The era of self-expressive work

It was about seven years ago that some newly articulated ideas about romantic relationships entered our collective psyche—in particular, the idea that many adults today expect the world of those relationships.

In his 2017 book The All-or-Nothing Marriage and a popular New York Times op-ed by the same name, social psychology professor Eli Finkel traces the historical journey in the U.S. from “institutional marriage” to “companionate marriage” to today’s era of the “self-expressive marriage.” In this kind of marriage, he says, Americans seek nothing less than “self-discovery, self-esteem and personal growth.”

Psychotherapist Esther Perel has talked about this same trend. In a 2018 interview with the New Yorker, she was asked why “the couple” has become such a central unit in modern society and why we now expect our romantic partners to fulfill so many needs.

Her reply: “Because never in the history of family life was the emotional well-being of the couple relevant to the survival of the family. The couple could be miserable for thirty years, you were stuck for life, you married once—and, if you didn’t like it, you could hope for an early death of your partner. Marriage was a pragmatic institution. You need to have it, but, once you’re in it, it’s not a great thing, and certainly not for the women.”

She continues, “And then we added romantic needs to the pairing, the need for belonging and for companionship. We have gone up the Maslow ladder of needs, and now we are bringing our need for self-actualization to the marriage. We keep wanting more. We are asking from one person what once an entire village used to provide.”

On her own blog, she describes it this way: “The idea that we lose ourselves in the presence of our partner is deeply ingrained in the modern perception of love, particularly in the United States. As almost all of our communal institutions give way to a heightened sense of individualism, we look more frequently to our partner to provide the emotional and physical resources that a village or community used to provide.
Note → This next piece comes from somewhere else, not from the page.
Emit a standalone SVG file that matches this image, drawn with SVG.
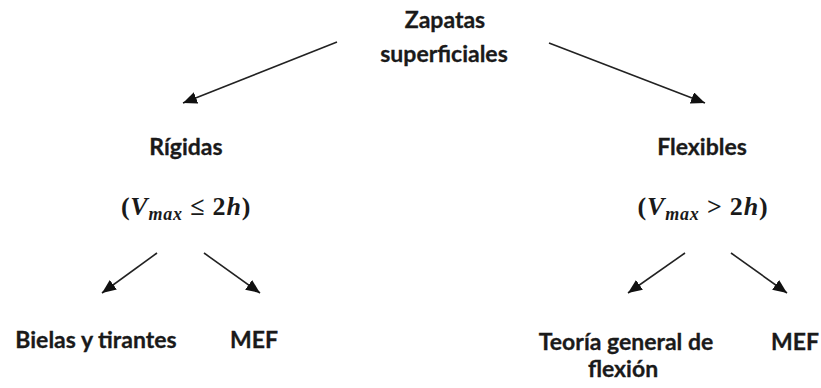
<svg xmlns="http://www.w3.org/2000/svg" width="821" height="388" viewBox="0 0 821 388">
<style>
.t{font-family:Lato,"Open Sans","Liberation Sans",sans-serif;font-weight:bold;font-size:23px;fill:#1a1a1a;stroke:#1a1a1a;stroke-width:0.3;text-anchor:middle}
.m{font-family:"Liberation Serif","DejaVu Serif",serif;font-weight:bold;font-size:26px;letter-spacing:0.8px;fill:#1a1a1a;text-anchor:middle}
.c{stroke:#222;stroke-width:1.6;fill:none;marker-end:url(#ah)}
</style>
<defs>
<marker id="ah" markerUnits="userSpaceOnUse" markerWidth="16" markerHeight="14" refX="14" refY="6" orient="auto">
<path d="M0,0 L14,6 L0,12 Z" fill="#111"/>
</marker>
</defs>
<g id="connectors">
<line class="c" x1="337" y1="42" x2="183" y2="103"/>
<line class="c" x1="549" y1="43" x2="705" y2="103"/>
<line class="c" x1="157" y1="253" x2="102" y2="293"/>
<line class="c" x1="204" y1="253" x2="260" y2="293"/>
<line class="c" x1="685" y1="253" x2="628" y2="293"/>
<line class="c" x1="731" y1="253" x2="787" y2="293"/>
</g>
<g id="root"><text class="t" x="445" y="28">Zapatas</text><text class="t" x="444" y="62">superficiales</text></g>
<g id="rigidas"><text class="t" x="186" y="155">Rígidas</text>
<text class="m" x="186" y="215">(<tspan font-style="italic">V</tspan><tspan font-style="italic" font-size="18" dy="5">max</tspan><tspan dy="-5"> ≤ 2</tspan><tspan font-style="italic">h</tspan>)</text></g>
<g id="flexibles"><text class="t" x="702" y="155">Flexibles</text>
<text class="m" x="703" y="215">(<tspan font-style="italic">V</tspan><tspan font-style="italic" font-size="18" dy="5">max</tspan><tspan dy="-5"> &gt; 2</tspan><tspan font-style="italic">h</tspan>)</text></g>
<g id="bielas"><text class="t" x="96" y="348">Bielas y tirantes</text></g>
<g id="mef1"><text class="t" x="254" y="348">MEF</text></g>
<g id="teoria"><text class="t" x="626" y="350">Teoría general de</text><text class="t" x="623" y="377">flexión</text></g>
<g id="mef2"><text class="t" x="795" y="350">MEF</text></g>
</svg>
Is it any wonder that, tied up in relying on a partner for compassion, reassurance, sexual excitement, financial partnership, etc. that we end up looking to them for identity or, even worse, for self-worth?”

Let’s try something, just for fun.

Replace “partner/person” with “employer,” “love/marriage” with “work,” “family” with “organization.” Cross out (I hope) the idea of “sexual” excitement. There’s no obvious substitute for “couple,” but that’s part of the issue.

I’m thinking about these parallels because I’ve worked with many people who have what I would dramatize as a somewhat tortured relationship to work. They earnestly try to bring all of themselves to their literal or figurative places of work in return for the chance to be all they can be and be valued for who they are. They give everything in search of validation that what they’ve given up is worth it. They fit themselves in so that they might be brought into the fold; but they also want to feel special and be singled out. They seek a kind of unconditional regard that would be a safety net for taking the risks inherent in continued learning and growing. They mine for clues to their self-worth in the gritty language that work speaks: role, responsibility, and reward. They look for work that amplifies their values, projects their desired identity, and safeguards their standard of living.

To misappropriate Eli Finkel’s turn of phrase, it strikes me that they seek “self-expressive” work: a site of self-actualization and fulfillment; a means to prosperity and stability; a safe place.

Work that makes us feel alive, whole, and, yes, loved for who we are: is that too much to ask? When so much work today seems to ask everything of us, is it any surprise that we ask everything of it in return?

No surprise, I’ve had one of those “tortured” relationships. I don’t regret any of my high expectations (and neither should you). They were rooted in desire, and I believe that what we desire is a powerful impetus for reflection and change in our lives. My passionate desire for something different—including a different relationship to work, and a different feeling towards and from work—is what gave me the courage to leave “corporate America” (as if it’s a monolithic entity).

But I can see now that finding “better” work is not a complete antidote. Yes, as a so-called solopreneur, I essentially created my own place of work, and, yes, I’d like to think that I can craft a more enlightened and humane workplace for myself than an organization with a headcount of 170,000 could ever do. Yes, the practice of being and growing as a coach reflects who I think I am and what I think I stand for to an astonishing degree.

Even so, I have re-learned the lesson that, no matter how fulfilling it may be, I cannot expect my work alone to be a perfect shortcut to the destination of a life that feels aligned and well lived, nor can I burden a single role or LinkedIn headline with the weight of my public persona and consider it done. For now, I ask myself, maybe not counting the LinkedIn headline thing, is it close enough? Does it meet or exceed my expectations? Do I? I do?

Love is not “a permanent state of enthusiasm,” says Esther Perel. The same must be true for work—perhaps especially for the work we love most.

It’s another way to arrive at the truism that the answers and feelings you’re looking for are not out there. They’re in here. Somewhere down deep, we already know it’s not fair to assign to our work the task of making us feel whole. Neither one job nor one relationship could ever do all that work, the work we must do within ourselves.

If any of this rings true for you, I might wonder:

  • What is the work you’re expecting your work to do in your life?
  • To borrow a powerful concept from Pam McLean and Michael Hudson, what is the unspoken psychological contract between you and your work?
  • Who or what enforces that contract?
  • What inner work is tugging at you?